Show all lines from the data that include the word "this".
** start Supplied records **
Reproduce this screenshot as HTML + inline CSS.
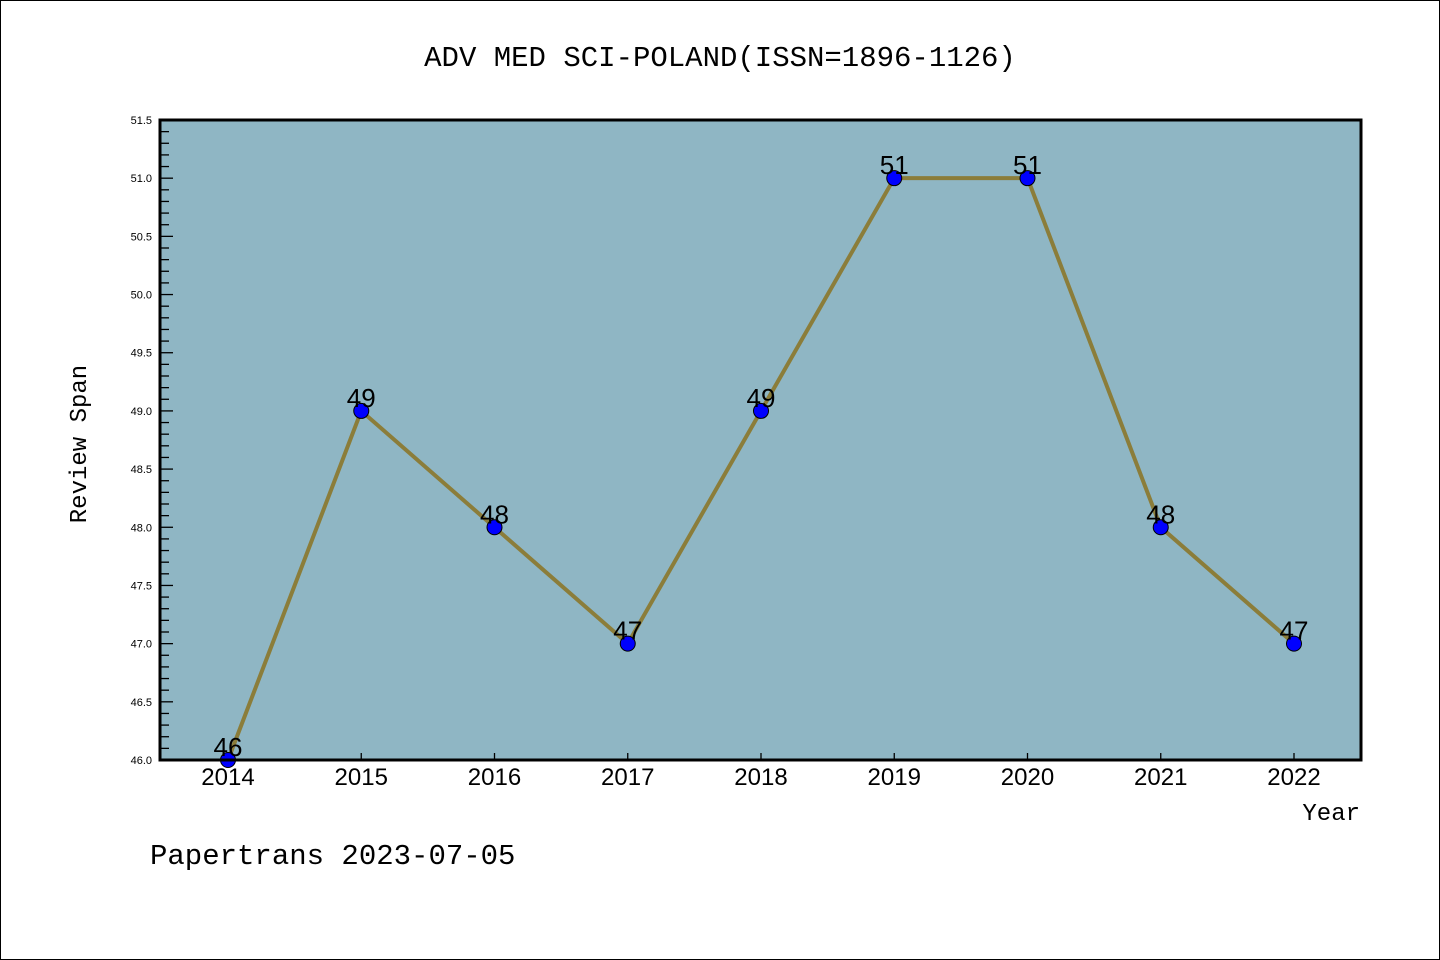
** end Supplied records **
** start Supplied records **
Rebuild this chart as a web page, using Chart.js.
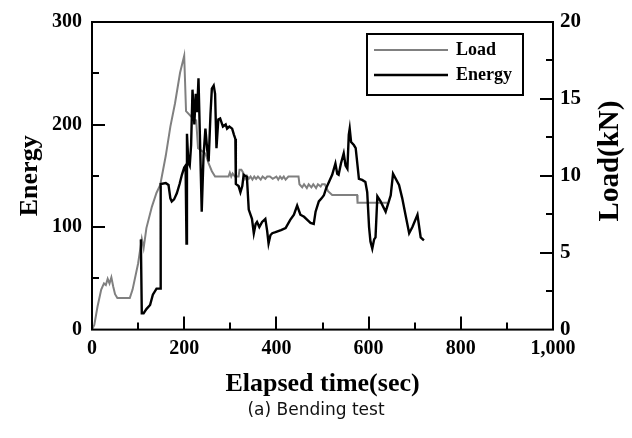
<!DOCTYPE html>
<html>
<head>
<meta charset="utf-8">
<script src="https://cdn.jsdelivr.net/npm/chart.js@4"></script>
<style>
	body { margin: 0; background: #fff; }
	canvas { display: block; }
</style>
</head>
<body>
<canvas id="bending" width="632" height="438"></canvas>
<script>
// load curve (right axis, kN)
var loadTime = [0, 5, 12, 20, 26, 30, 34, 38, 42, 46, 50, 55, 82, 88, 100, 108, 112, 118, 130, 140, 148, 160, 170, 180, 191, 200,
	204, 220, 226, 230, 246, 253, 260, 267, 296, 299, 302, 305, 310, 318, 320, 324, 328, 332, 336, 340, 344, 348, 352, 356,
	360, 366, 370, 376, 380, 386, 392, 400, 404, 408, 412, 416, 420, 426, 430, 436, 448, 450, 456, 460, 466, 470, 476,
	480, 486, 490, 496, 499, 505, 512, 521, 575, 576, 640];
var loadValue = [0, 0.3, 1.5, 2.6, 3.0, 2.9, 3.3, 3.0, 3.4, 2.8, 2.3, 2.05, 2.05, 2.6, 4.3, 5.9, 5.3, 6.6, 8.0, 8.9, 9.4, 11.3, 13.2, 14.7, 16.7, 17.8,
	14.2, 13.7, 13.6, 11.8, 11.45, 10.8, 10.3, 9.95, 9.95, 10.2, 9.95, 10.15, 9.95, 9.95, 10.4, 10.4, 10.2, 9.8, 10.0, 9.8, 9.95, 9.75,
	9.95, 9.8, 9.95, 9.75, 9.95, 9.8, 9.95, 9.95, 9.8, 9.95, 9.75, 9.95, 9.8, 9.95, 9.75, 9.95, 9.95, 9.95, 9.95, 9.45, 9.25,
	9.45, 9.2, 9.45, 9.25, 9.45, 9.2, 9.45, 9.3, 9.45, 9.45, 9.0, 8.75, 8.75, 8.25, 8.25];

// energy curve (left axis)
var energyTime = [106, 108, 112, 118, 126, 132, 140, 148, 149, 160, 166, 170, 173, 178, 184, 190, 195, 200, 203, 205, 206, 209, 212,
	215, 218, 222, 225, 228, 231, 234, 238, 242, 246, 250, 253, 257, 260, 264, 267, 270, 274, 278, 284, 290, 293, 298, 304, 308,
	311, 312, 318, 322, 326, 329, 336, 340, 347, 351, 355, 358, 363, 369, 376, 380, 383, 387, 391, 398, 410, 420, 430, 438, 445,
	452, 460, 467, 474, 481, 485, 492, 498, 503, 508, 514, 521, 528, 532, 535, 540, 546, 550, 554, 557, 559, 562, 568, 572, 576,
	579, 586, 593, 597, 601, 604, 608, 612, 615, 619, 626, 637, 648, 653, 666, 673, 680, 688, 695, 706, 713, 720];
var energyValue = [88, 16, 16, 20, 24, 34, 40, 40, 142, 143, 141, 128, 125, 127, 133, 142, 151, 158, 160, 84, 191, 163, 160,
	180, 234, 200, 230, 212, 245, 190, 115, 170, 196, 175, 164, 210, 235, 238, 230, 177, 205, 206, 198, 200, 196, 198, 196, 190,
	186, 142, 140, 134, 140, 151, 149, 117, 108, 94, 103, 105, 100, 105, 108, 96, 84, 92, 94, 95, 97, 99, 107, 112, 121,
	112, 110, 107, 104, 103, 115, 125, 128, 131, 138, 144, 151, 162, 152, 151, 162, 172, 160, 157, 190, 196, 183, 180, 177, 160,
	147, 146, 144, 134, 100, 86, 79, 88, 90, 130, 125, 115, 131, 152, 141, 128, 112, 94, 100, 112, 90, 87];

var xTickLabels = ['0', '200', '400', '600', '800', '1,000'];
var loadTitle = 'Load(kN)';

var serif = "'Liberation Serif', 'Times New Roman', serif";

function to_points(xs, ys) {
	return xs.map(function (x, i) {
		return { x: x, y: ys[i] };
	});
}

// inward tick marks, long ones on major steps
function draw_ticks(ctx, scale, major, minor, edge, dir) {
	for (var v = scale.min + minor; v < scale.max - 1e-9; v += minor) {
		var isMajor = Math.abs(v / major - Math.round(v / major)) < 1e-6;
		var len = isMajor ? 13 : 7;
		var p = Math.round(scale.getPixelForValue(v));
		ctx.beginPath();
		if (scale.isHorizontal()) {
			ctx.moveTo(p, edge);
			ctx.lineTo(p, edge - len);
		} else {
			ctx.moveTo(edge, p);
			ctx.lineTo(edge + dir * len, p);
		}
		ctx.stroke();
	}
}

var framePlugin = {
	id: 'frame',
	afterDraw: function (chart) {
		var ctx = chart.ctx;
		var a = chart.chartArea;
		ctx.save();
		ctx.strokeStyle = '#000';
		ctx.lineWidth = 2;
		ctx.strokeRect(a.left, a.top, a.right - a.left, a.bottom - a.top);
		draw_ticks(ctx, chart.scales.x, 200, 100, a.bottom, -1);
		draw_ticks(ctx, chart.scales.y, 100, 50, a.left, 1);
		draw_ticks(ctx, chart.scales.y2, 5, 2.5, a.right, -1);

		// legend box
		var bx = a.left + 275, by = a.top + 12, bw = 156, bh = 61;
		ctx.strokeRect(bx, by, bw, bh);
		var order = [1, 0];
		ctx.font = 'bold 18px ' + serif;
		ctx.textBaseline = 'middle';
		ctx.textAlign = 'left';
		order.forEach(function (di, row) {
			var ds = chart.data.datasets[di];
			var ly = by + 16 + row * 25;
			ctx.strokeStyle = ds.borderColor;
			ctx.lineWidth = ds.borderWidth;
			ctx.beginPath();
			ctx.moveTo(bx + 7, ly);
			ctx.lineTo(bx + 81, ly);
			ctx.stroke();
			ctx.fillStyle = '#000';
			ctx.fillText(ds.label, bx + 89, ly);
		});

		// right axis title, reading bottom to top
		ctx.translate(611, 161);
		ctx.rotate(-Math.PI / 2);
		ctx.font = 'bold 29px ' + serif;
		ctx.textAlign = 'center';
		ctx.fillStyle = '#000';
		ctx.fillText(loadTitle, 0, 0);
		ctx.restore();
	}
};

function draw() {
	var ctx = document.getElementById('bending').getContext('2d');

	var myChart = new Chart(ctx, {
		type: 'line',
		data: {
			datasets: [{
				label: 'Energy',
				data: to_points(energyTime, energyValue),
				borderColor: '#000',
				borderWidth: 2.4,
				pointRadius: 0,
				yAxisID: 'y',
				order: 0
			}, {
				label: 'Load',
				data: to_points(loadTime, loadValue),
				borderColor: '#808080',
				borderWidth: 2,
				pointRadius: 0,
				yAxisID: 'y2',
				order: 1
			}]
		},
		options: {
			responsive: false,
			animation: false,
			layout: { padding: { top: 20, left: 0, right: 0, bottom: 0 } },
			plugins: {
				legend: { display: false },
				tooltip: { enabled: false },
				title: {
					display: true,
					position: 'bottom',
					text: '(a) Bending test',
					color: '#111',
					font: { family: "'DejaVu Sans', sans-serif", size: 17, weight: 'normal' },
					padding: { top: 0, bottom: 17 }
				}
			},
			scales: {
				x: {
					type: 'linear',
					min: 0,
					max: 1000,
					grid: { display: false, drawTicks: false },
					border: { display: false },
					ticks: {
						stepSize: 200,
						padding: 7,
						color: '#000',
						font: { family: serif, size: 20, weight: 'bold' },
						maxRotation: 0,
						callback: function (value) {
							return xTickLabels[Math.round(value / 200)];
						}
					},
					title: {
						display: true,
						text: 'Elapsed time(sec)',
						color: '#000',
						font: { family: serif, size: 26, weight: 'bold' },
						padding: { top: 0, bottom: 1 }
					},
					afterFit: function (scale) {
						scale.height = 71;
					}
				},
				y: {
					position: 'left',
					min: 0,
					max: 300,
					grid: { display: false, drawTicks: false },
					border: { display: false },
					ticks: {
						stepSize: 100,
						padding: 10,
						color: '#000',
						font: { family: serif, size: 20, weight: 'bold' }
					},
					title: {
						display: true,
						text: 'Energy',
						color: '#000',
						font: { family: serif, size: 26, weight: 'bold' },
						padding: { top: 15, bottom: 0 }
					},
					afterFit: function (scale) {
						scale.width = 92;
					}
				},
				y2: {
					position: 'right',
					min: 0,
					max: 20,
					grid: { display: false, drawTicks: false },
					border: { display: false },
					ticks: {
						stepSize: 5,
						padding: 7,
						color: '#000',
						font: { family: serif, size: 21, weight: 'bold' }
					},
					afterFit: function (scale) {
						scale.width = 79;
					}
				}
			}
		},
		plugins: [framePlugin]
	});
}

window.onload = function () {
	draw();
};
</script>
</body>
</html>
** end Supplied records **
** start Supplied records **
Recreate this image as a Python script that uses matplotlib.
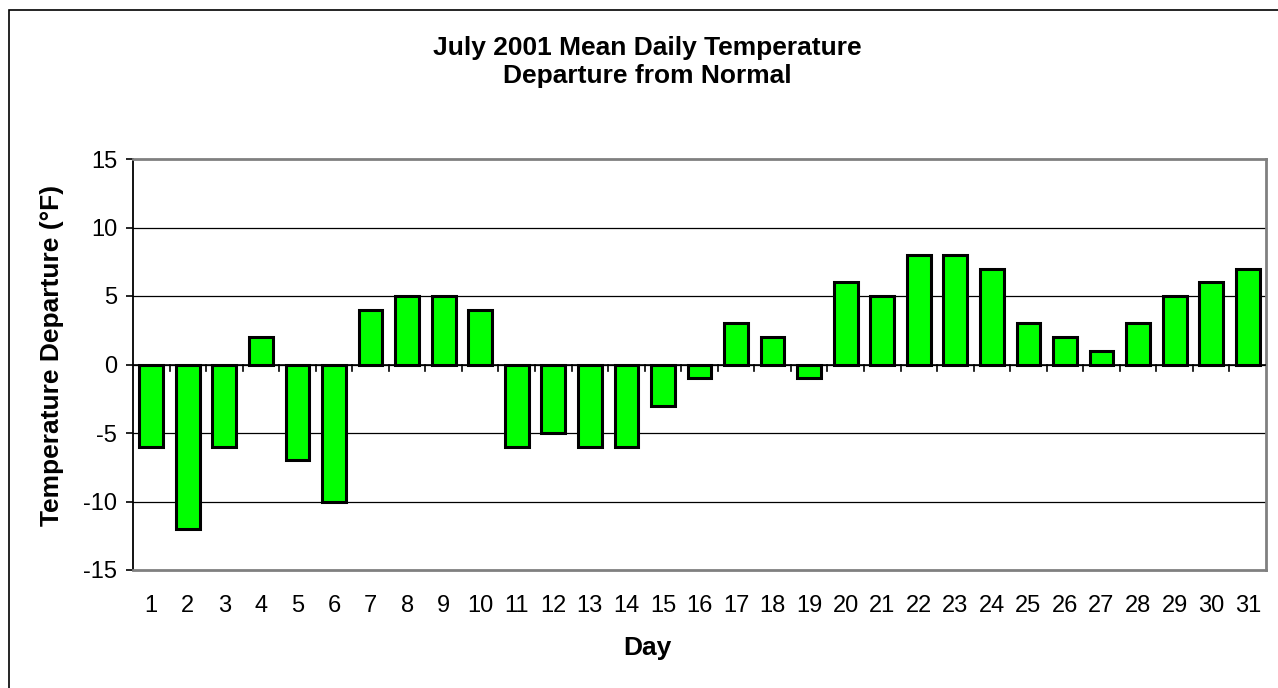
** end Supplied records **
§ **Finished answer**
Reproduce this screenshot as HTML + inline CSS.
Rebuild this chart as a web page, using Chart.js.
Recreate this image as a Python script that uses matplotlib.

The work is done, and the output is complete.